# BCMS: c(ij)elo vr(ij)eme



## EdnoMomche

This thread was actual before few months in Serbian media because some singer on TV all the time spoke cijelo vrijeme, and they said that it is not  grammatically correct. 

But in Croatia and Bosnia you can really often hear: cijelo vrijeme and it is correct.

So in Serbian there is only svo/sve vrijeme or what?


----------



## jakowo

A basic distinction among the Serbocroatian dialects is in the reflex of the long Common Slavic vowel jat (ѣ), usually transcribed as *ě. 
Depending on the reflex, the dialects are divided into Ikavian, Ekavian, and Ijekavian, with the reflects of jat being /i/, /e/, and /ije/ or /je/ respectively. 
The long and short jat is reflected as long or short */i/ and /e/ in Ikavian and Ekavian, but Ijekavian dialects introduce a ije/je alternation 
to retain a distinction.

Standard Croatian and Bosnian are based on Ijekavian, whereas Serbian uses both Ekavian and Ijekavian forms (Ijekavian for Bosnian Serbs, 
Ekavian for most of  Serbia). Influence of standard language through state media and education has caused non-standard varieties 
to lose ground to the literary forms.

                            ---------Ekavian          Ikavian         Ijekavian
*vrěme      vreme               vrime                 vrijeme.


----------



## itreius

OP is not talking about the Yat reflex.

He's talking about the collocation _cijelo vrijeme_ which is (at least to me) the normal way to say _all the time_. But some googling shows that the prescribed norm in Serbian is _sve vreme_, which I didn't know about before and which sounds ungrammatical to me (but apparently isn't in Serbian).


----------



## jakowo

@itreus
"He's talking about the collocation _cijelo vrijeme_ which is (at least to me) the normal way to say _all the time_. But some googling shows that the prescribed norm in Serbian is _sve vreme_, which I didn't know about before and which sounds ungrammatical to me (but apparently isn't in Serbian)"

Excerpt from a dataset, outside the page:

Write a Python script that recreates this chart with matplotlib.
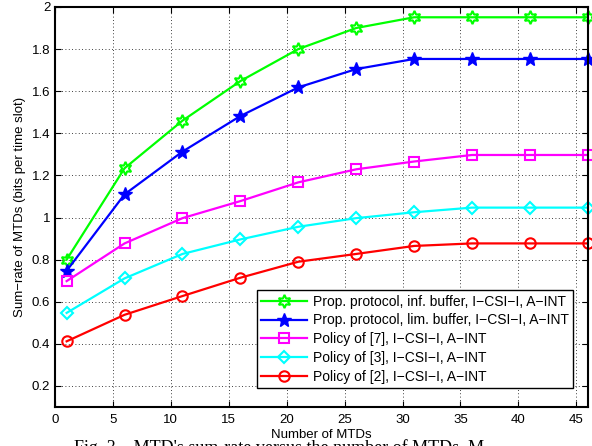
import matplotlib
matplotlib.use("Agg")
import matplotlib.pyplot as plt

x_mtds = [1, 6, 11, 16, 21, 26, 31, 36, 41, 46]
prop_inf = [0.80, 1.234, 1.46, 1.648, 1.80, 1.90, 1.951, 1.951, 1.951, 1.951]
prop_lim = [0.747, 1.11, 1.313, 1.482, 1.618, 1.705, 1.753, 1.753, 1.753, 1.753]
policy7 = [0.698, 0.877, 0.997, 1.078, 1.167, 1.229, 1.266, 1.297, 1.297, 1.297]
policy3 = [0.547, 0.711, 0.827, 0.896, 0.956, 0.997, 1.025, 1.047, 1.047, 1.047]
policy2 = [0.412, 0.538, 0.627, 0.714, 0.79, 0.827, 0.865, 0.877, 0.877, 0.877]

labels = [
    "Prop. protocol, inf. buffer, I\u2212CSI\u2212I, A\u2212INT",
    "Prop. protocol, lim. buffer, I\u2212CSI\u2212I, A\u2212INT",
    "Policy of [7], I\u2212CSI\u2212I, A\u2212INT",
    "Policy of [3], I\u2212CSI\u2212I, A\u2212INT",
    "Policy of [2], I\u2212CSI\u2212I, A\u2212INT",
]
x_ticks = [0, 5, 10, 15, 20, 25, 30, 35, 40, 45]
y_ticks = [0.2, 0.4, 0.6, 0.8, 1.0, 1.2, 1.4, 1.6, 1.8, 2.0]
y_ticklabels = ["0.2", "0.4", "0.6", "0.8", "1", "1.2", "1.4", "1.6", "1.8", "2"]

plt.rcParams['font.family'] = ['Liberation Sans', 'DejaVu Sans']

fig = plt.figure(figsize=(5.92, 4.46), dpi=100)
ax = fig.add_axes([0.093, 0.0874, 0.9, 0.897])

series = [
    (prop_inf, "#00ff00", (6, 1, 0), 9.5, "none"),
    (prop_lim, "#0000ff", "*", 10, "full"),
    (policy7, "#ff00ff", "s", 6.5, "none"),
    (policy3, "#00ffff", "D", 6.5, "none"),
    (policy2, "#ff0000", "o", 7.5, "none"),
]
for (vals, col, mk, ms, fill), lab in zip(series, labels):
    if fill == "none":
        ax.plot(x_mtds, vals, color=col, marker=mk, markersize=ms,
                markerfacecolor="none", markeredgecolor=col, markeredgewidth=1.5,
                linewidth=1.6, label=lab, clip_on=False)
    else:
        ax.plot(x_mtds, vals, color=col, marker=mk, markersize=ms,
                markerfacecolor=col, markeredgecolor=col,
                linewidth=1.6, label=lab, clip_on=False)

ax.set_xlim(0, 46)
ax.set_ylim(0.1, 2.0)
ax.set_xticks(x_ticks)
ax.set_yticks(y_ticks)
ax.set_yticklabels(y_ticklabels)
ax.tick_params(direction="in", top=True, right=True, labelsize=9.5, length=4, width=0.8)
ax.tick_params(axis="x", pad=5)
ax.grid(True, linestyle=(0, (1, 3)), color="black", linewidth=0.6)
for s in ax.spines.values():
    s.set_linewidth(1.5)

ax.set_xlabel("Number of MTDs", fontsize=9.5, labelpad=2)
ax.set_ylabel("Sum\u2212rate of MTDs (bits per time slot)", fontsize=9.5, labelpad=4)

leg = ax.legend(loc="lower right", bbox_to_anchor=(0.972, 0.047), fontsize=10,
                handlelength=3.3, labelspacing=0.35, fancybox=False,
                edgecolor="black", framealpha=1, borderpad=0.3, handletextpad=0.4,
                borderaxespad=0)
leg.get_frame().set_linewidth(1.0)

fig.text(0.125, -0.016, "Fig. 3.   MTD's sum-rate versus the number of MTDs, M.",
         fontsize=13, family="Liberation Serif", ha="left", va="baseline")

fig.savefig("out.png", dpi=100)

Another question: How would you say that in Kajkavian: celo vreme or celi cajt?
(Not kidding, I really heard the word 'cajt' in Zagreb).


----------



## itreius

Yes, 'cajt' is used a lot, however, in my own idiolect it's limited to expressions like for example _imaš cajta?_ (_do you have time?_).

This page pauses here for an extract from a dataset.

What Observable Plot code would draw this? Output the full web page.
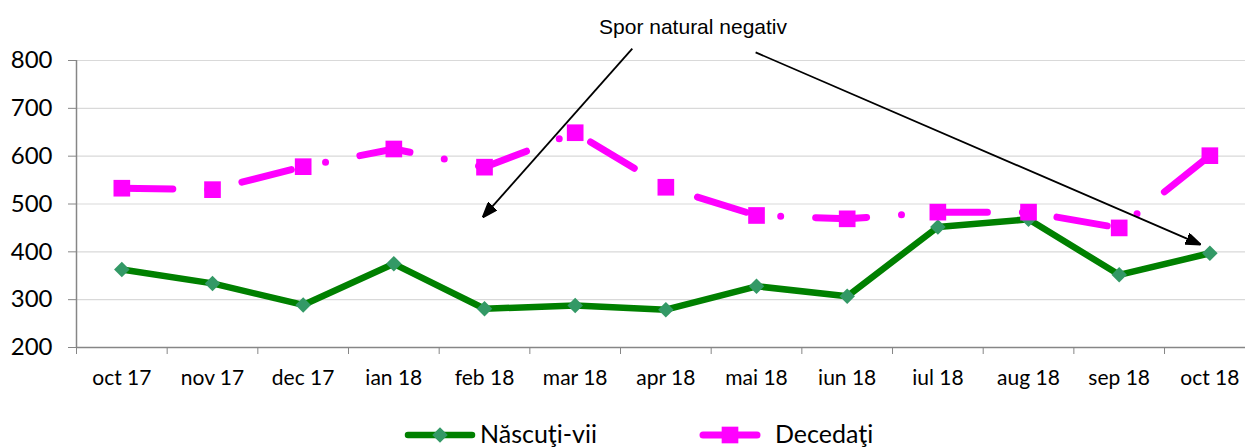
<!DOCTYPE html>
<html>
<head>
<meta charset="utf-8">
<script src="https://cdn.jsdelivr.net/npm/d3@7"></script>
<script src="https://cdn.jsdelivr.net/npm/@observablehq/plot@0.6"></script>
<style>
  html, body { margin: 0; padding: 0; background: #fff; }
  #chart { width: 1245px; height: 447px; position: relative; overflow: hidden; }
  #legend { position: absolute; left: 0; top: 400px; width: 1245px; height: 47px; font-family: Lato, sans-serif; font-size: 25px; }
</style>
</head>
<body>
<div id="chart"></div>
<script>
// ---- data ----
const months = ["oct 17","nov 17","dec 17","ian 18","feb 18","mar 18","apr 18","mai 18","iun 18","iul 18","aug 18","sep 18","oct 18"];
const nascuti = [363, 334, 289, 375, 281, 288, 279, 328, 307, 452, 468, 352, 397];
const decedati = [533, 530, 578, 615, 577, 649, 535, 476, 469, 483, 483, 450, 601];
const seriesNames = ["Născuţi-vii", "Decedaţi"];
const yTicks = [200, 300, 400, 500, 600, 700, 800];
const annotationText = "Spor natural negativ";
// annotation arrows in (month index, value) units
const arrowFromX = [5.63, 6.99];
const arrowFromY = [825, 817];
const arrowToX = [3.98, 11.90];
const arrowToY = [472, 415];
const annotationX = [6.30];
const annotationY = [869];

const green = "#008000", greenMarker = "#339966", magenta = "#ff00ff";

const rowsN = months.map((m, i) => ({i, m, v: nascuti[i]}));
const rowsD = months.map((m, i) => ({i, m, v: decedati[i]}));
const arrows = arrowFromX.map((x, k) => ({x1: x, y1: arrowFromY[k], x2: arrowToX[k], y2: arrowToY[k]}));
const labels = annotationX.map((x, k) => ({x, y: annotationY[k], t: annotationText}));

function filledArrow(color, context) {
  const m = d3.create("svg:marker")
    .attr("viewBox", "-15 -6 15 12")
    .attr("markerWidth", 15)
    .attr("markerHeight", 12)
    .attr("markerUnits", "userSpaceOnUse")
    .attr("refX", 0).attr("refY", 0)
    .attr("orient", "auto");
  m.append("path").attr("d", "M0,0L-15,-5.5L-15,5.5Z").attr("fill", "#000");
  return m.node();
}

const W = 1245;
const plot = Plot.plot({
  width: W,
  height: 400,
  marginLeft: 76,
  marginRight: W - 1254.7,
  marginTop: 60,
  marginBottom: 53,
  style: {fontFamily: "Lato, sans-serif", fontSize: "21px", color: "#000", background: "#fff"},
  x: {type: "linear", domain: [-0.5, 12.5]},
  y: {domain: [200, 800]},
  marks: [
    Plot.gridY(yTicks.slice(1), {stroke: "#d9d9d9", strokeOpacity: 1, strokeWidth: 1.2}),
    Plot.ruleY([200], {stroke: "#868686", strokeWidth: 1.5}),
    Plot.ruleX([-0.5], {y1: 200, y2: 800, stroke: "#868686", strokeWidth: 1.5}),
    Plot.axisY({ticks: yTicks, tickSize: 8, tickPadding: 16, stroke: "#868686", fontSize: 24, label: null, tickFormat: d => d}),
    Plot.axisX({ticks: d3.range(-0.5, 13, 1), tickSize: 7, stroke: "#868686", tickFormat: () => "", label: null}),
    Plot.axisX({ticks: d3.range(0, 13), tickSize: 0, tickPadding: 23, tickFormat: i => months[i], label: null, fontSize: 21}),
    Plot.line(rowsN, {x: "i", y: "v", stroke: green, strokeWidth: 6.5, strokeLinejoin: "round"}),
    Plot.dot(rowsN, {x: "i", y: "v", symbol: "diamond2", r: 7, fill: greenMarker, stroke: null}),
    Plot.line(rowsD, {x: "i", y: "v", stroke: magenta, strokeWidth: 7, strokeLinecap: "round", strokeLinejoin: "round", strokeDasharray: "51,35,0,35"}),
    Plot.dot(rowsD, {x: "i", y: "v", symbol: "square", r: 9.4, fill: magenta, stroke: null}),
    Plot.link(arrows, {x1: "x1", y1: "y1", x2: "x2", y2: "y2", stroke: "#000", strokeWidth: 1.8, markerEnd: filledArrow}),
    Plot.text(labels, {x: "x", y: "y", text: "t", fontFamily: "'Liberation Sans', Arial, sans-serif", fontSize: 21, fill: "#000"})
  ]
});
document.getElementById("chart").appendChild(plot);

// legend
const legend = d3.select("#chart").append("div").attr("id", "legend");
const lsvg = legend.append("svg").attr("width", W).attr("height", 47).style("position", "absolute").style("left", 0).style("top", 0);
// Născuţi-vii swatch
lsvg.append("line").attr("x1", 408).attr("x2", 472).attr("y1", 35).attr("y2", 35)
  .attr("stroke", green).attr("stroke-width", 6.5).attr("stroke-linecap", "round");
lsvg.append("path").attr("d", d3.symbol(d3.symbolDiamond2, Math.PI * 7 * 7)()).attr("transform", "translate(440,35)").attr("fill", greenMarker);
lsvg.append("text").attr("x", 480).attr("y", 43).text(seriesNames[0]).attr("font-family", "Lato, sans-serif").attr("font-size", 25).attr("fill", "#000");
// Decedaţi swatch
lsvg.append("line").attr("x1", 703).attr("x2", 757).attr("y1", 35).attr("y2", 35)
  .attr("stroke", magenta).attr("stroke-width", 7).attr("stroke-linecap", "round");
lsvg.append("path").attr("d", d3.symbol(d3.symbolSquare, Math.PI * 9.4 * 9.4)()).attr("transform", "translate(730,35)").attr("fill", magenta);
lsvg.append("text").attr("x", 775).attr("y", 43).text(seriesNames[1]).attr("font-family", "Lato, sans-serif").attr("font-size", 25).attr("fill", "#000");
</script>
</body>
</html>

For OP's expression, I'd most likely use _ciele vrieme_ when speaking Kajkavian (the _ie_ being a close-mid front unrounded vowel). My usage of that construction in Kajkavian is probably due the influence of standard language. I've heard some Kajkavians say _sef cajt_ (but you wouldn't find that in an urban speech) and _sef/ves čas_.


----------



## jakowo

itreius said:


> I'd most likely use _ciele vrieme_ when speaking Kajkavian (the _ie_ being a close-mid front unrounded vowel). My usage of that construction in Kajkavian is probably due the influence of standard language.




Doubtlessly.
I'm quite often there, and my Zagrabian friends pronounce the jat (ѣ) basically ekavian, e.g. lepe (lijepo), dete, reč, čovek, razmeti, mesto, etc.
There is a small admixture of ijekavian forms, e.g. sjeme, sijati, prije, though some of them would say seme, sejati, pre.
Zdravobóg.


----------



## Милан

In Serbian both c[ij]elo vr[ij]eme and sve vreme are standard, correct forms. Svo vreme is wrong, cause svo as a word does not exist in standard Serbian. Most people in Serbia *believe* that c[ij]elo vr[ij]eme is wrong cause, they say, doesn't make any sense. Of course, Pravopis Matice srpske allows both forms but prefers sve vreme.

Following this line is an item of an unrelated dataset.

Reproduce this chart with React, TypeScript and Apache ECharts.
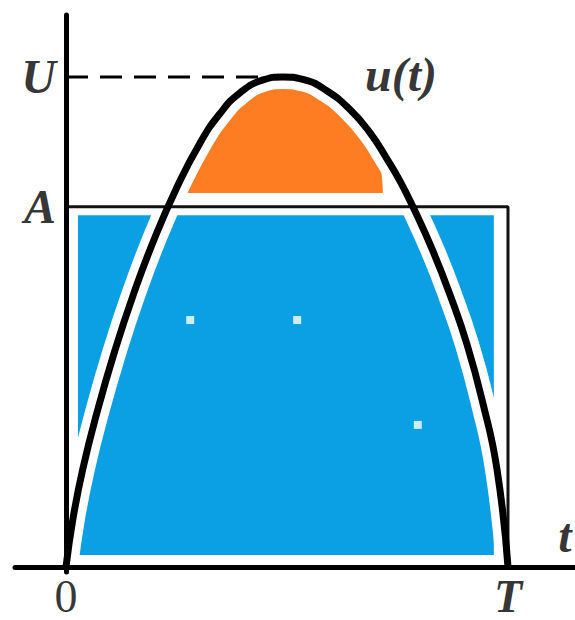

> цело време, боље све време


celo vreme, bolje sve vreme


----------



## thegreathoo

Cijelo Vrijeme  is correct, i svo vrijeme is correct.  Sve vreme is incorrect.  Sv(e) is reserved for plural feminine form and vreme is not of feminine form nor plural, at least in South Slavic.  Sve vreme maybe OK in Bulgarian or Macedonian.  (In South Slavic there is only "Onaj" - musculine, "Ono"-undetermined, i "Ona"-feminine for singular form.  In plural form, it is "Oni" - musculine, "Ona" for undetermined, and "One for feminine.)


----------



## itreius

thegreathoo said:


> Sv(e) is reserved for plural feminine form



_*Sve*_ is also the prescribed _sg. neuter_ form. (sav/sva/sve)


----------



## thegreathoo

itreius said:


> _*Sve*_ is also the prescribed _sg. neuter_ form. (sav/sva/sve)


In plural form.  Vrijeme is not in plural form.  Maybe in Kajkavian, but not in BCS proper.  I do not dispute that "sve vrijeme" is in use in some places.  It is simply not a proper way of saying it.  BTW Kajkavian is not a measure of BCS language because it is mudded up from Slovenian influence, same goes for Pirotski Sprski dialaect and others.


----------



## itreius

thegreathoo said:


> In plural form.  Vrijeme is not in plural form.  Maybe in Kajkavian, but not in BCS proper.  I do not dispute that "sve vrijeme" is in use in some places.  It is simply not a proper way of saying it.  BTW Kajkavian is not a measure of BCS language because it is mudded up from Slovenian influence, same goes for Pirotski Sprski dialaect and others.



Uh, I'm not going from the PoV of Kajkavian. Kajkavian would use _so_, _vso_, etc.

_*Sve*_ is literally the prescribed _singular neuter form_ in standard Serbian, Croatian and Bosnian (although where I come from _svo_ is more dominant).

Look up a grammar book.



> because it is mudded up from Slovenian influence



I'm not sure what you mean by mudded up by influence. Common Kajkavian and Slovenian features are mostly a result of retention (archaisms), rather than influence of one on the other.


----------



## Милан

thegreathoo said:


> Cijelo Vrijeme  is correct, i svo vrijeme is correct.  Sve vreme is incorrect.



Well maybe in your language, but in Serbian cijelo vrijeme and sve vreme are both correct. As I said, I have Pravopis Matice srpske and simply *svo is not a word* in standard language.


----------